Each line should be copied exactly.
━━━━━━━━━━━━━━━━━━━━━━━━━━━━━━
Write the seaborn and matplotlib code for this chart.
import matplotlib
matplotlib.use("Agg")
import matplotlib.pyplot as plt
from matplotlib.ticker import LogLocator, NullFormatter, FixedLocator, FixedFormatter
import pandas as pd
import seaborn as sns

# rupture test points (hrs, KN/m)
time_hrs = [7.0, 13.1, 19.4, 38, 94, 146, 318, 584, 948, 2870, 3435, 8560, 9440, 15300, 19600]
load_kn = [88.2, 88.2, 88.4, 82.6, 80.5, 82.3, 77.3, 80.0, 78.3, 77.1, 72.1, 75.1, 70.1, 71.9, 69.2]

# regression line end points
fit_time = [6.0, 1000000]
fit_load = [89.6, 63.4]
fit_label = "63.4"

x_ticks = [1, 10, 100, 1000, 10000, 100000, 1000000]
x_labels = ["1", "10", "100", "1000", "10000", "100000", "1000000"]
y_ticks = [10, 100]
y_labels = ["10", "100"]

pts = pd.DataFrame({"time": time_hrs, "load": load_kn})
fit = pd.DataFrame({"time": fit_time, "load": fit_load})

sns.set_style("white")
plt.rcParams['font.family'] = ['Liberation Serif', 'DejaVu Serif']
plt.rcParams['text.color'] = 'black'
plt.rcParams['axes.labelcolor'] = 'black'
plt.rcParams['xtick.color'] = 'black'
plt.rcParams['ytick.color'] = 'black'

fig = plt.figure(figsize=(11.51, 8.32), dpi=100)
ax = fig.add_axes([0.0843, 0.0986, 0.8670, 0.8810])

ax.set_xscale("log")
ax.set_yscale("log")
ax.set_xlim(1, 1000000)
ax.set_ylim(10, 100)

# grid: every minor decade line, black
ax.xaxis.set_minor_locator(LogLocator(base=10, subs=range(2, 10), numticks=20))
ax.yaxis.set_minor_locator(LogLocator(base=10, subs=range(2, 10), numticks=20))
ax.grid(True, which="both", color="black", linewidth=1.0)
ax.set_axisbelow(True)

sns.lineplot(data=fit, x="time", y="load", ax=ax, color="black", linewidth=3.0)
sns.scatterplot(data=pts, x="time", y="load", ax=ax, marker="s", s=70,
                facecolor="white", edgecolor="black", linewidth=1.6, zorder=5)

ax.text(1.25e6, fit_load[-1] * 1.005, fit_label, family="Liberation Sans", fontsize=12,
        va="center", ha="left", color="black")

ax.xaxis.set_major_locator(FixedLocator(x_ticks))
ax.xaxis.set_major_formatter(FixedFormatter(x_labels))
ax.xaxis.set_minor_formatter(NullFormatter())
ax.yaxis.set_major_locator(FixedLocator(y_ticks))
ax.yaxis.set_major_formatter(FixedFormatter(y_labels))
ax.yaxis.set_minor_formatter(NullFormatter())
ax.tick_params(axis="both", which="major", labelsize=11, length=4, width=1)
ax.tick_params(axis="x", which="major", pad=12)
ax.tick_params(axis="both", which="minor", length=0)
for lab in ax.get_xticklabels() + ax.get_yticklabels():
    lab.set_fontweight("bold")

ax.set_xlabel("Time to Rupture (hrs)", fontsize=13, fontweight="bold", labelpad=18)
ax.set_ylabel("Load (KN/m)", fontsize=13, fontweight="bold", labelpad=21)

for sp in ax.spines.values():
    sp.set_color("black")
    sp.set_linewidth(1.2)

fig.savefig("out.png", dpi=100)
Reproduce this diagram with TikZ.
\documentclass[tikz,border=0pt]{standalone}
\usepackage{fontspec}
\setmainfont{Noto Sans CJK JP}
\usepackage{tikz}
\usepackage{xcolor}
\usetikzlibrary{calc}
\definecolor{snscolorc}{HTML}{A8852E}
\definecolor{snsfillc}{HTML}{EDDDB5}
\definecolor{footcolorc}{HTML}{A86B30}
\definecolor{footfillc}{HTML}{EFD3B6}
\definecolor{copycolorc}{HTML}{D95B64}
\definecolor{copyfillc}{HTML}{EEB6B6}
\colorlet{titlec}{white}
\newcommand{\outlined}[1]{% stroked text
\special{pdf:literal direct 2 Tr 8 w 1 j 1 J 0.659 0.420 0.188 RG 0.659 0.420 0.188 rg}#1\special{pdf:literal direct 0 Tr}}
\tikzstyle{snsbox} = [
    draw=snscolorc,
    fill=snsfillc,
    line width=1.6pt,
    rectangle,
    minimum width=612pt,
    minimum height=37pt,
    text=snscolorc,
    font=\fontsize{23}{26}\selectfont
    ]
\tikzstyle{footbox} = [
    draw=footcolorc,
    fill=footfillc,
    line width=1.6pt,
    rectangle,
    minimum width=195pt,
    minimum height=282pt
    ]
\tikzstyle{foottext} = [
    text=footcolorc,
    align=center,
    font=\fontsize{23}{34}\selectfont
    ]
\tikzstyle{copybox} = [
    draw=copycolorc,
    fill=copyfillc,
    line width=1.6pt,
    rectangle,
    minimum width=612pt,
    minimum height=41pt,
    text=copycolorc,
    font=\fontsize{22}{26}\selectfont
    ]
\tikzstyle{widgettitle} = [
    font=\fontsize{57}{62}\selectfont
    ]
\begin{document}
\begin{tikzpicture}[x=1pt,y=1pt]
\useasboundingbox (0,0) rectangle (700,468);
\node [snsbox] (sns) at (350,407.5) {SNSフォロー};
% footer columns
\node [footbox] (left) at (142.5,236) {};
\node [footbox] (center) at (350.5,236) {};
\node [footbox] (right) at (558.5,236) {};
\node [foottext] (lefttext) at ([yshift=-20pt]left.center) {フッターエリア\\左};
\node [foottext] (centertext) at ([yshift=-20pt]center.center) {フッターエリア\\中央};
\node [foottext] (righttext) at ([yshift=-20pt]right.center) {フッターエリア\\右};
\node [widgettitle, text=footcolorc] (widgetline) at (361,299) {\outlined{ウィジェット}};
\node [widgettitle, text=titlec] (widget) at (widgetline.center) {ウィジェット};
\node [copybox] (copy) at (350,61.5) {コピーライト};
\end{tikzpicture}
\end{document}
━━━━━━━━━━━━━━━━━━━━━━━━━━━━━━
▶ **Full solution**
Write the seaborn and matplotlib code for this chart.
import matplotlib
matplotlib.use("Agg")
import matplotlib.pyplot as plt
from matplotlib.ticker import LogLocator, NullFormatter, FixedLocator, FixedFormatter
import pandas as pd
import seaborn as sns

# rupture test points (hrs, KN/m)
time_hrs = [7.0, 13.1, 19.4, 38, 94, 146, 318, 584, 948, 2870, 3435, 8560, 9440, 15300, 19600]
load_kn = [88.2, 88.2, 88.4, 82.6, 80.5, 82.3, 77.3, 80.0, 78.3, 77.1, 72.1, 75.1, 70.1, 71.9, 69.2]

# regression line end points
fit_time = [6.0, 1000000]
fit_load = [89.6, 63.4]
fit_label = "63.4"

x_ticks = [1, 10, 100, 1000, 10000, 100000, 1000000]
x_labels = ["1", "10", "100", "1000", "10000", "100000", "1000000"]
y_ticks = [10, 100]
y_labels = ["10", "100"]

pts = pd.DataFrame({"time": time_hrs, "load": load_kn})
fit = pd.DataFrame({"time": fit_time, "load": fit_load})

sns.set_style("white")
plt.rcParams['font.family'] = ['Liberation Serif', 'DejaVu Serif']
plt.rcParams['text.color'] = 'black'
plt.rcParams['axes.labelcolor'] = 'black'
plt.rcParams['xtick.color'] = 'black'
plt.rcParams['ytick.color'] = 'black'

fig = plt.figure(figsize=(11.51, 8.32), dpi=100)
ax = fig.add_axes([0.0843, 0.0986, 0.8670, 0.8810])

ax.set_xscale("log")
ax.set_yscale("log")
ax.set_xlim(1, 1000000)
ax.set_ylim(10, 100)

# grid: every minor decade line, black
ax.xaxis.set_minor_locator(LogLocator(base=10, subs=range(2, 10), numticks=20))
ax.yaxis.set_minor_locator(LogLocator(base=10, subs=range(2, 10), numticks=20))
ax.grid(True, which="both", color="black", linewidth=1.0)
ax.set_axisbelow(True)

sns.lineplot(data=fit, x="time", y="load", ax=ax, color="black", linewidth=3.0)
sns.scatterplot(data=pts, x="time", y="load", ax=ax, marker="s", s=70,
                facecolor="white", edgecolor="black", linewidth=1.6, zorder=5)

ax.text(1.25e6, fit_load[-1] * 1.005, fit_label, family="Liberation Sans", fontsize=12,
        va="center", ha="left", color="black")

ax.xaxis.set_major_locator(FixedLocator(x_ticks))
ax.xaxis.set_major_formatter(FixedFormatter(x_labels))
ax.xaxis.set_minor_formatter(NullFormatter())
ax.yaxis.set_major_locator(FixedLocator(y_ticks))
ax.yaxis.set_major_formatter(FixedFormatter(y_labels))
ax.yaxis.set_minor_formatter(NullFormatter())
ax.tick_params(axis="both", which="major", labelsize=11, length=4, width=1)
ax.tick_params(axis="x", which="major", pad=12)
ax.tick_params(axis="both", which="minor", length=0)
for lab in ax.get_xticklabels() + ax.get_yticklabels():
    lab.set_fontweight("bold")

ax.set_xlabel("Time to Rupture (hrs)", fontsize=13, fontweight="bold", labelpad=18)
ax.set_ylabel("Load (KN/m)", fontsize=13, fontweight="bold", labelpad=21)

for sp in ax.spines.values():
    sp.set_color("black")
    sp.set_linewidth(1.2)

fig.savefig("out.png", dpi=100)
Reproduce this diagram with TikZ.
\documentclass[tikz,border=0pt]{standalone}
\usepackage{fontspec}
\setmainfont{Noto Sans CJK JP}
\usepackage{tikz}
\usepackage{xcolor}
\usetikzlibrary{calc}
\definecolor{snscolorc}{HTML}{A8852E}
\definecolor{snsfillc}{HTML}{EDDDB5}
\definecolor{footcolorc}{HTML}{A86B30}
\definecolor{footfillc}{HTML}{EFD3B6}
\definecolor{copycolorc}{HTML}{D95B64}
\definecolor{copyfillc}{HTML}{EEB6B6}
\colorlet{titlec}{white}
\newcommand{\outlined}[1]{% stroked text
\special{pdf:literal direct 2 Tr 8 w 1 j 1 J 0.659 0.420 0.188 RG 0.659 0.420 0.188 rg}#1\special{pdf:literal direct 0 Tr}}
\tikzstyle{snsbox} = [
    draw=snscolorc,
    fill=snsfillc,
    line width=1.6pt,
    rectangle,
    minimum width=612pt,
    minimum height=37pt,
    text=snscolorc,
    font=\fontsize{23}{26}\selectfont
    ]
\tikzstyle{footbox} = [
    draw=footcolorc,
    fill=footfillc,
    line width=1.6pt,
    rectangle,
    minimum width=195pt,
    minimum height=282pt
    ]
\tikzstyle{foottext} = [
    text=footcolorc,
    align=center,
    font=\fontsize{23}{34}\selectfont
    ]
\tikzstyle{copybox} = [
    draw=copycolorc,
    fill=copyfillc,
    line width=1.6pt,
    rectangle,
    minimum width=612pt,
    minimum height=41pt,
    text=copycolorc,
    font=\fontsize{22}{26}\selectfont
    ]
\tikzstyle{widgettitle} = [
    font=\fontsize{57}{62}\selectfont
    ]
\begin{document}
\begin{tikzpicture}[x=1pt,y=1pt]
\useasboundingbox (0,0) rectangle (700,468);
\node [snsbox] (sns) at (350,407.5) {SNSフォロー};
% footer columns
\node [footbox] (left) at (142.5,236) {};
\node [footbox] (center) at (350.5,236) {};
\node [footbox] (right) at (558.5,236) {};
\node [foottext] (lefttext) at ([yshift=-20pt]left.center) {フッターエリア\\左};
\node [foottext] (centertext) at ([yshift=-20pt]center.center) {フッターエリア\\中央};
\node [foottext] (righttext) at ([yshift=-20pt]right.center) {フッターエリア\\右};
\node [widgettitle, text=footcolorc] (widgetline) at (361,299) {\outlined{ウィジェット}};
\node [widgettitle, text=titlec] (widget) at (widgetline.center) {ウィジェット};
\node [copybox] (copy) at (350,61.5) {コピーライト};
\end{tikzpicture}
\end{document}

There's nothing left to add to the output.